Eine key challenge im öffentlichen Sektor ist sicherlich die Arbeitsweise, die sehr stark durch das «regulatorische Korsett» vorgegeben ist: Es liegen hierarchische Strukturen vor und die Arbeit wird durch verwaltungsinterne Aufsichtsorgane, Legislative und Judikative sowie die öffentliche Meinungsbildung (Medien) eingerahmt und kontrolliert. Zudem braucht man für Vieles eine gesetzliche Grundlage. Nun geht es darum, in diesem Kontext zu einer agileren Arbeitsweise zu finden, was gar nicht so einfach ist. Das öffentliche Recht selbst sieht sich damit konfrontiert, dass der herkömmliche Gesetzgebungsprozess zu langsam und meist zu schwerfällig ist, um die Digitalisierung rechtlich zu erfassen und die nötigen Spielräume zu bewahren. Entsprechend spannend sind hier neue Ansätze wie «Versuchsverordnungen» bzw. «regulatory sandboxes», mit denen das öffentliche Recht auch gewisse Experimente ermöglichen will.

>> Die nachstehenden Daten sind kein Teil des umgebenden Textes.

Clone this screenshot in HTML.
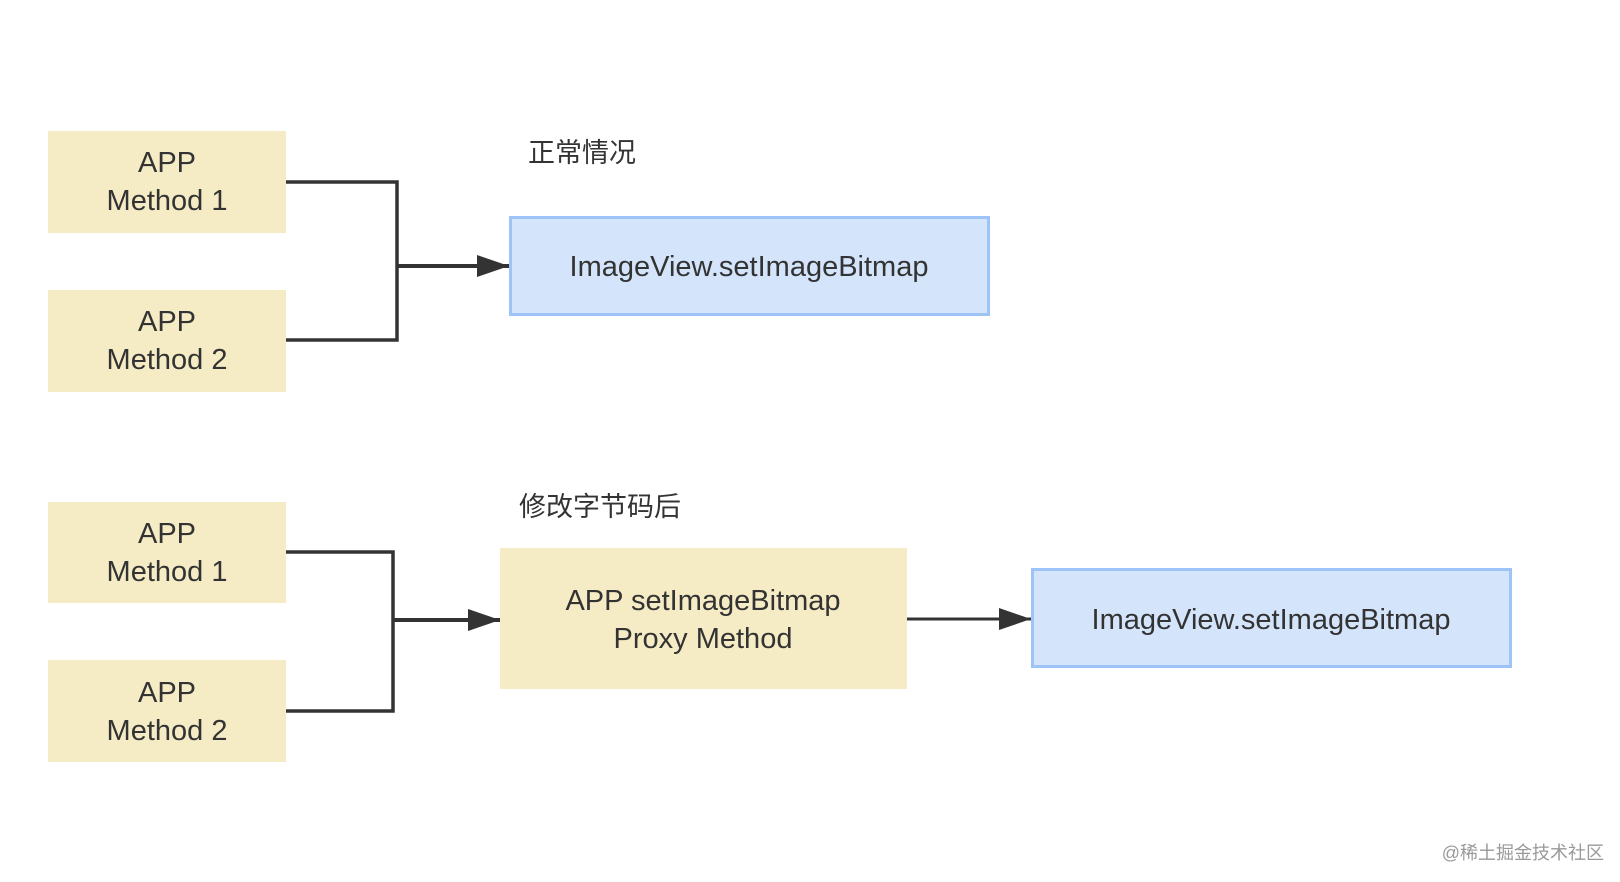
<!DOCTYPE html>
<html><head><meta charset="utf-8"><style>
html,body{margin:0;padding:0;background:#fff;}
svg{display:block;}
text{font-family:"Liberation Sans","Noto Sans CJK SC",sans-serif;fill:#333;}
</style></head><body>
<svg width="1620" height="882" viewBox="0 0 1620 882" xmlns="http://www.w3.org/2000/svg">
<defs><marker id="ar" markerWidth="10" markerHeight="10" refX="9" refY="5" orient="auto" markerUnits="userSpaceOnUse" viewBox="0 0 10 10"><path d="M0,0 L10,5 L0,10 z" fill="#333"/></marker>
<marker id="a2" viewBox="0 0 32 22" refX="32" refY="11" markerWidth="32" markerHeight="22" orient="auto" markerUnits="userSpaceOnUse"><path d="M0,0 L32,11 L0,22 z" fill="#333"/></marker></defs>
<g font-size="29" text-anchor="middle">
<rect x="48" y="131" width="238" height="102" fill="#f5ecc5"/>
<text x="167" y="172">APP</text><text x="167" y="210">Method 1</text>
<rect x="48" y="290" width="238" height="102" fill="#f5ecc5"/>
<text x="167" y="331">APP</text><text x="167" y="369">Method 2</text>
<path d="M286 182 H397 V340 H286" fill="none" stroke="#333" stroke-width="3.5"/>
<path d="M397 266 H509" fill="none" stroke="#333" stroke-width="4" marker-end="url(#a2)"/>
<rect x="510.5" y="217.5" width="478" height="97" fill="#d4e5fb" stroke="#9dc3f7" stroke-width="3"/>
<text x="749" y="276">ImageView.setImageBitmap</text>
<text x="528" y="162" text-anchor="start" font-size="27">正常情况</text>

<rect x="48" y="502" width="238" height="101" fill="#f5ecc5"/>
<text x="167" y="543">APP</text><text x="167" y="581">Method 1</text>
<rect x="48" y="660" width="238" height="102" fill="#f5ecc5"/>
<text x="167" y="702">APP</text><text x="167" y="740">Method 2</text>
<path d="M286 552 H393 V711 H286" fill="none" stroke="#333" stroke-width="3.5"/>
<path d="M393 620 H500" fill="none" stroke="#333" stroke-width="4" marker-end="url(#a2)"/>
<rect x="500" y="548" width="407" height="141" fill="#f5ecc5"/>
<text x="703" y="610">APP setImageBitmap</text><text x="703" y="648">Proxy Method</text>
<path d="M907 619 H1031" fill="none" stroke="#333" stroke-width="3" marker-end="url(#a2)"/>
<rect x="1032.5" y="569.5" width="478" height="97" fill="#d4e5fb" stroke="#9dc3f7" stroke-width="3"/>
<text x="1271" y="629">ImageView.setImageBitmap</text>
<text x="519" y="516" text-anchor="start" font-size="27">修改字节码后</text>
<text x="1604" y="859" text-anchor="end" font-size="18" style="fill:#999">@稀土掘金技术社区</text>
</g>
</svg>
</body></html>
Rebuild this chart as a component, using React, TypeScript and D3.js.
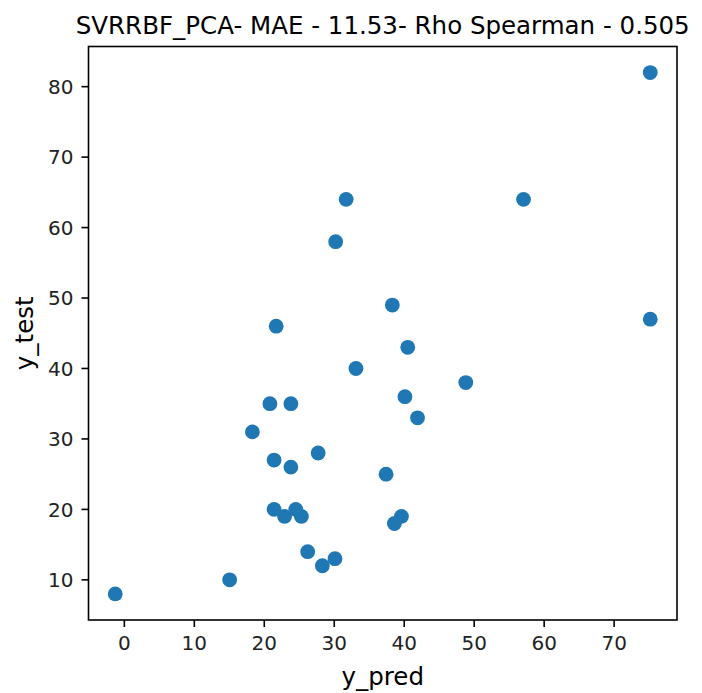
import React from "react";
import * as d3 from "d3";

const yPred: number[] = [-1.3, 15.05, 28.3, 30.1, 26.2, 38.6, 39.6, 22.9, 25.3, 21.4, 24.5, 37.4, 23.8, 21.4, 27.7, 18.3, 41.9, 20.8, 23.8, 40.1, 48.8, 33.1, 40.5, 21.7, 75.16, 38.3, 30.2, 31.7, 57.05, 75.16];
const yTest: number[] = [8, 10, 12, 13, 14, 18, 19, 19, 19, 20, 20, 25, 26, 27, 28, 31, 33, 35, 35, 36, 38, 40, 43, 46, 47, 49, 58, 64, 64, 82];
const xTicks: number[] = [0, 10, 20, 30, 40, 50, 60, 70];
const yTicks: number[] = [10, 20, 30, 40, 50, 60, 70, 80];
const title = "SVRRBF_PCA- MAE - 11.53- Rho Spearman - 0.505";
const xLabel = "y_pred";
const yLabel = "y_test";

const W = 702;
const H = 693;
const left = 88.5;
const right = 677;
const top = 46.5;
const bottom = 620;
const font = "'DejaVu Sans', sans-serif";

function pad(ext: [number, number]): [number, number] {
  const m = (ext[1] - ext[0]) * 0.05;
  return [ext[0] - m, ext[1] + m];
}

export default function App() {
  const x = d3.scaleLinear().domain(pad(d3.extent(yPred) as [number, number])).range([left, right]);
  const y = d3.scaleLinear().domain(pad(d3.extent(yTest) as [number, number])).range([bottom, top]);
  const tickLen = 7;
  return (
    <svg width={W} height={H} style={{ position: "absolute", left: 0, top: 0, background: "#fff" }}>
      <rect x={0} y={0} width={W} height={H} fill="#fff" />
      {yPred.map((v, i) => (
        <circle key={i} cx={x(v)} cy={y(yTest[i])} r={7.4} fill="#1f77b4" />
      ))}
      <rect x={left} y={top} width={right - left} height={bottom - top} fill="none" stroke="#000" strokeWidth={1.6} />
      {xTicks.map((t) => (
        <g key={"x" + t}>
          <line x1={x(t)} x2={x(t)} y1={bottom} y2={bottom + tickLen} stroke="#000" strokeWidth={1.6} />
          <text x={x(t)} y={bottom + 30} textAnchor="middle" fontFamily={font} fontSize={20} fill="#222">{t}</text>
        </g>
      ))}
      {yTicks.map((t) => (
        <g key={"y" + t}>
          <line x1={left - tickLen} x2={left} y1={y(t)} y2={y(t)} stroke="#000" strokeWidth={1.6} />
          <text x={left - tickLen - 8} y={y(t)} dy="0.36em" textAnchor="end" fontFamily={font} fontSize={20} fill="#222">{t}</text>
        </g>
      ))}
      <text x={(left + right) / 2} y={33.5} textAnchor="middle" fontFamily={font} fontSize={24.5} fill="#000">{title}</text>
      <text x={(left + right) / 2} y={685} textAnchor="middle" fontFamily={font} fontSize={24.5} fill="#000">{xLabel}</text>
      <text transform={`translate(33,${(top + bottom) / 2}) rotate(-90)`} textAnchor="middle" fontFamily={font} fontSize={24.5} fill="#000">{yLabel}</text>
    </svg>
  );
}
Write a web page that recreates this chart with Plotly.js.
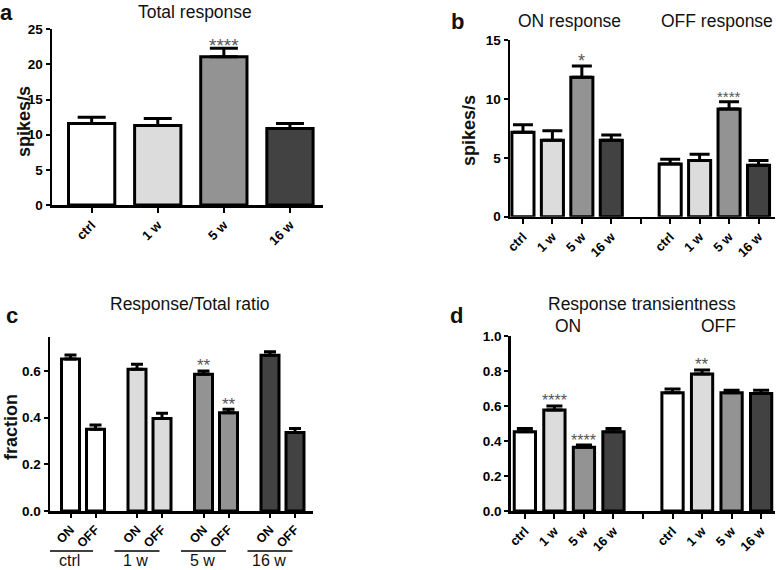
<!DOCTYPE html>
<html><head><meta charset="utf-8">
<script src="https://cdn.plot.ly/plotly-3.0.1.min.js"></script>
<style>html,body{margin:0;padding:0;background:#fff}#chart{width:776px;height:570px}</style>
</head><body><div id="chart"></div>
<script>
// ---- data ----
const groups = ['ctrl', '1 w', '5 w', '16 w'];
const barColors = ['#ffffff', '#dcdcdc', '#939393', '#424242'];
const totalMean = [11.6, 11.3, 21.1, 10.9];
const totalSem = [0.9, 1.0, 1.2, 0.7];
const onMean = [7.17, 6.5, 11.83, 6.48];
const onSem = [0.63, 0.8, 0.97, 0.45];
const offMean = [4.47, 4.78, 9.14, 4.36];
const offSem = [0.4, 0.52, 0.62, 0.42];
const ratioLabels = ['ON', 'OFF'];
const ratioOnMean = [0.651, 0.607, 0.586, 0.667];
const ratioOnSem = [0.018, 0.022, 0.014, 0.016];
const ratioOffMean = [0.350, 0.396, 0.421, 0.336];
const ratioOffSem = [0.019, 0.023, 0.015, 0.018];
const transOnMean = [0.453, 0.577, 0.364, 0.453];
const transOnSem = [0.019, 0.023, 0.013, 0.019];
const transOffMean = [0.676, 0.783, 0.676, 0.672];
const transOffSem = [0.021, 0.023, 0.014, 0.018];
const totalStars = ['', '', '****', ''];
const onStars = ['', '', '*', ''];
const offStars = ['', '', '****', ''];
const ratioOnStars = ['', '', '**', ''];
const ratioOffStars = ['', '', '**', ''];
const transOnStars = ['', '****', '****', ''];
const transOffStars = ['', '**', '', ''];

// ---- helpers ----
const W = 776, H = 570;
const px = x => x / W;
const py = y => 1 - y / H;
const FONT = 'Liberation Sans, Arial, sans-serif';
const zeros = groups.map(() => 0);

function barTrace(x, y, sem, xa, ya, w, capw) {
  return {
    type: 'bar', x: x, y: y, xaxis: xa, yaxis: ya, width: w,
    marker: { color: barColors, line: { color: '#000', width: 3 } },
    error_y: { type: 'data', symmetric: false, array: sem, arrayminus: zeros,
               color: '#000', thickness: 3, width: capw },
    showlegend: false, hoverinfo: 'none'
  };
}
const annotations = [];
const shapes = [];
function stars(x, y, sem, labels, xa, ya, shift, size) {
  labels.forEach((s, i) => {
    if (!s) return;
    annotations.push({ x: x[i], y: y[i] + sem[i], xref: xa, yref: ya, text: s,
      showarrow: false, yanchor: 'middle', yshift: shift,
      font: { family: FONT, size: size, color: '#555' } });
  });
}
function txt(x, y, t, size, opts, fontOpts) {
  annotations.push(Object.assign({ x: px(x), y: py(y), xref: 'paper', yref: 'paper', text: t,
    showarrow: false, xanchor: 'center', yanchor: 'middle',
    font: Object.assign({ family: FONT, size: size, color: '#111' }, fontOpts || {}) }, opts || {}));
}

const idx = groups.map((g, i) => i);
const bOn = idx, bOff = idx.map(i => i + 5);
const G = 2.66;
const cOn = idx.map(i => i * G), cOff = idx.map(i => i * G + 1);

const traces = [
  barTrace(idx, totalMean, totalSem, 'x', 'y', 0.7, 14),
  barTrace(bOn, onMean, onSem, 'x2', 'y2', 0.75, 10),
  barTrace(bOff, offMean, offSem, 'x2', 'y2', 0.75, 10),
  barTrace(cOn, ratioOnMean, ratioOnSem, 'x3', 'y3', 0.72, 6),
  barTrace(cOff, ratioOffMean, ratioOffSem, 'x3', 'y3', 0.72, 6),
  barTrace(bOn, transOnMean, transOnSem, 'x4', 'y4', 0.72, 8),
  barTrace(bOff, transOffMean, transOffSem, 'x4', 'y4', 0.72, 8)
];

stars(idx, totalMean, totalSem, totalStars, 'x', 'y', 3, 19);
stars(bOn, onMean, onSem, onStars, 'x2', 'y2', 5, 18);
stars(bOff, offMean, offSem, offStars, 'x2', 'y2', 5, 15);
stars(cOn, ratioOnMean, ratioOnSem, ratioOnStars, 'x3', 'y3', 5, 17);
stars(cOff, ratioOffMean, ratioOffSem, ratioOffStars, 'x3', 'y3', 5, 17);
stars(bOn, transOnMean, transOnSem, transOnStars, 'x4', 'y4', 5, 16);
stars(bOff, transOffMean, transOffSem, transOffStars, 'x4', 'y4', 5, 17);

// titles & labels
txt(6, 13, '<b>a</b>', 22);
txt(457, 21, '<b>b</b>', 22);
txt(12, 316, '<b>c</b>', 22);
txt(456, 315, '<b>d</b>', 22);
txt(195, 0, 'Total response', 17.5, { yanchor: 'top' });
txt(569, 21, 'ON response', 17.5);
txt(717, 21, 'OFF response', 17.5);
txt(190, 304, 'Response/Total ratio', 17.5);
txt(642, 304, 'Response transientness', 17.5);
txt(568, 326, 'ON', 17.5);
txt(718, 326, 'OFF', 17.5);
txt(24, 122, 'spikes/s', 18, { textangle: -90 }, { weight: 'bold' });
txt(469, 130, 'spikes/s', 18, { textangle: -90 }, { weight: 'bold' });
txt(11, 427, 'fraction', 18, { textangle: -90 }, { weight: 'bold' });

groups.forEach((g, i) => {
  shapes.push({ type: 'line', xref: 'x3', yref: 'paper', x0: cOn[i] - 0.9, x1: cOn[i] + 0.9,
    y0: py(551), y1: py(551), line: { color: '#000', width: 1.5 } });
  annotations.push({ x: cOn[i] - 0.05, y: 0, xref: 'x3', yref: 'paper', text: g, showarrow: false,
    xanchor: 'center', yanchor: 'bottom', borderpad: 0,
    font: { family: FONT, size: 16, color: '#111' } });
});

const tickFontX = { family: FONT, size: 13, color: '#000', weight: 'bold' };
const tickFontY = { family: FONT, size: 13.5, color: '#000', weight: 'bold' };
const axBase = {
  showline: true, linecolor: '#000', linewidth: 2.5, ticks: 'outside', ticklen: 5,
  tickwidth: 2, tickcolor: '#000', showgrid: false, zeroline: false, fixedrange: true,
  tickfont: tickFontX
};
const ax = o => Object.assign({}, axBase, o);
const bTicks = [0, 1, 2, 3, 4, 5, 6, 7, 8];
const bText = groups.concat([''], groups);

const layout = {
  width: W, height: H, margin: { l: 0, r: 0, t: 0, b: 0 },
  paper_bgcolor: '#fff', plot_bgcolor: '#fff', bargap: 0,
  xaxis: ax({ domain: [px(52), px(323)], range: [-0.6, 3.5], anchor: 'y',
    tickmode: 'array', tickvals: idx, ticktext: groups, tickangle: -45 }),
  yaxis: ax({ domain: [py(205), py(29.3)], range: [0, 25], anchor: 'x', ticklen: 4,
    tickmode: 'array', tickvals: [0, 5, 10, 15, 20, 25], tickfont: tickFontY }),
  xaxis2: ax({ domain: [px(510), px(775)], range: [-0.44, 8.56], anchor: 'y2',
    tickmode: 'array', tickvals: bTicks, ticktext: bText, tickangle: -45 }),
  yaxis2: ax({ domain: [py(216.7), py(40)], range: [0, 15], anchor: 'x2', ticklen: 4,
    tickmode: 'array', tickvals: [0, 5, 10, 15], tickfont: tickFontY }),
  xaxis3: ax({ domain: [px(50), px(313)], range: [-0.82, 9.7], anchor: 'y3', ticklen: 4,
    tickfont: { family: FONT, size: 12.5, color: '#000', weight: 'bold' },
    tickmode: 'array', tickvals: cOn.concat(cOff), ticktext: cOn.map(() => ratioLabels[0]).concat(cOff.map(() => ratioLabels[1])), tickangle: -45 }),
  yaxis3: ax({ domain: [py(511), py(336.7)], range: [0, 0.747], anchor: 'x3', ticklen: 4,
    tickmode: 'array', tickvals: [0, 0.2, 0.4, 0.6], tickformat: '.1f', tickfont: tickFontY }),
  xaxis4: ax({ domain: [px(510.7), px(775)], range: [-0.48, 8.47], anchor: 'y4',
    tickmode: 'array', tickvals: bTicks, ticktext: bText, tickangle: -45 }),
  yaxis4: ax({ domain: [py(511), py(336)], range: [0, 1], anchor: 'x4', ticklen: 4,
    tickmode: 'array', tickvals: [0, 0.2, 0.4, 0.6, 0.8, 1.0], tickformat: '.1f', tickfont: tickFontY }),
  annotations: annotations, shapes: shapes
};

Plotly.newPlot('chart', traces, layout, { displayModeBar: false, staticPlot: true });
</script>
</body></html>
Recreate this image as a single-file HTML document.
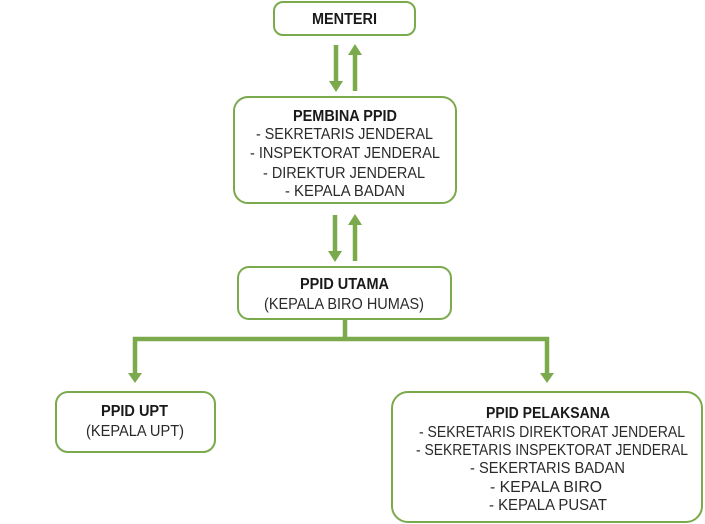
<!DOCTYPE html>
<html><head><meta charset="utf-8"><style>
html,body{margin:0;padding:0;background:#fff;}
svg{display:block}
text{font-family:"Liberation Sans",sans-serif;font-size:15.5px;fill:#2a2a2a;text-anchor:middle}
.b{font-weight:bold;fill:#1a1a1a}
</style></head><body>
<svg width="705" height="524" viewBox="0 0 705 524" xmlns="http://www.w3.org/2000/svg">
<g fill="none" stroke="#7aaa4c" stroke-width="2">
<rect x="274" y="2" width="141" height="33" rx="9"/>
<rect x="234" y="97" width="222" height="106" rx="14"/>
<rect x="238" y="267" width="213" height="52" rx="11"/>
<rect x="56" y="392" width="159" height="60" rx="12"/>
<rect x="392" y="392" width="310" height="130" rx="16"/>
</g>
<g stroke="#7aaa4c" stroke-width="4.5" fill="none">
<line x1="336" y1="45" x2="336" y2="83"/>
<line x1="355" y1="53" x2="355" y2="91"/>
<line x1="335" y1="215" x2="335" y2="253"/>
<line x1="355" y1="223" x2="355" y2="261"/>
<line x1="345" y1="319" x2="345" y2="339"/>
<polyline points="135,375 135,339 547,339 547,375"/>
</g>
<g fill="#7aaa4c">
<polygon points="329,81 343,81 336,92"/>
<polygon points="348,55 362,55 355,44"/>
<polygon points="328,251 342,251 335,262"/>
<polygon points="348,225 362,225 355,214"/>
<polygon points="128,373 142,373 135,383"/>
<polygon points="540,373 554,373 547,383"/>
</g>
<text class="b" x="344.5" y="24" textLength="65" lengthAdjust="spacingAndGlyphs">MENTERI</text>
<text class="b" x="345" y="121" textLength="104" lengthAdjust="spacingAndGlyphs">PEMBINA PPID</text>
<text x="344.5" y="139" textLength="177" lengthAdjust="spacingAndGlyphs">- SEKRETARIS JENDERAL</text>
<text x="345" y="158" textLength="190" lengthAdjust="spacingAndGlyphs">- INSPEKTORAT JENDERAL</text>
<text x="344" y="178" textLength="162" lengthAdjust="spacingAndGlyphs">- DIREKTUR JENDERAL</text>
<text x="345" y="196" textLength="120" lengthAdjust="spacingAndGlyphs">- KEPALA BADAN</text>
<text class="b" x="344.5" y="289" textLength="89" lengthAdjust="spacingAndGlyphs">PPID UTAMA</text>
<text x="344" y="309" textLength="160" lengthAdjust="spacingAndGlyphs">(KEPALA BIRO HUMAS)</text>
<text class="b" x="134.5" y="416" textLength="67" lengthAdjust="spacingAndGlyphs">PPID UPT</text>
<text x="135" y="436" textLength="98" lengthAdjust="spacingAndGlyphs">(KEPALA UPT)</text>
<text class="b" x="548" y="418" textLength="124" lengthAdjust="spacingAndGlyphs">PPID PELAKSANA</text>
<text x="552" y="437" textLength="266" lengthAdjust="spacingAndGlyphs">- SEKRETARIS DIREKTORAT JENDERAL</text>
<text x="552" y="455" textLength="272" lengthAdjust="spacingAndGlyphs">- SEKRETARIS INSPEKTORAT JENDERAL</text>
<text x="547.5" y="473" textLength="155" lengthAdjust="spacingAndGlyphs">- SEKERTARIS BADAN</text>
<text x="546" y="492" textLength="112" lengthAdjust="spacingAndGlyphs">- KEPALA BIRO</text>
<text x="548" y="510" textLength="118" lengthAdjust="spacingAndGlyphs">- KEPALA PUSAT</text>
</svg>
</body></html>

Mit Blick auf junge Jurist*innen, die im Bereich Recht und Digitalisierung Karriere machen möchten, welches Knowhow und welche Interessen abseits des Jura-Fachwissens sind für Dich wichtig?
Es ist sicherlich zunehmend hilfreich für uns Jurist*innen und gerade in meinem Bereich, wenn man etwas breiter aufgestellt ist und Fähigkeiten wie Programmierkenntnisse oder Projektmanagement aufweist. Daneben bin ich aber der Ansicht, dass hohe Sozialkompetenz und Interesse an den unterschiedlichsten Themen auch im juristischen Alltag von grossem Wert sind.
Welche Juristin hat dich so inspiriert, dass sie als Vorbild für breaking.through nominiert werden sollte und wieso?
Es gibt einige! Prof. Dr. Daniela Thurnherr, Professorin für öffentliches Recht an der Universität Basel, hat es auch mit Kindern akademisch ganz nach oben geschafft, oder Nancy Wayland, CEO der Sozialversicherungsanstalt (SVA) des Kantons Aargau, die eine klare strategische Ausrichtung mit viel Mut und Empathie umsetzt.
Vielen Dank für das spannende Interview!
Brüssel, 29. November 2021. Dr. Zysset hat das Interview schriftlich beantwortet. Die Fragen stellte Charlotte Rosenkranz.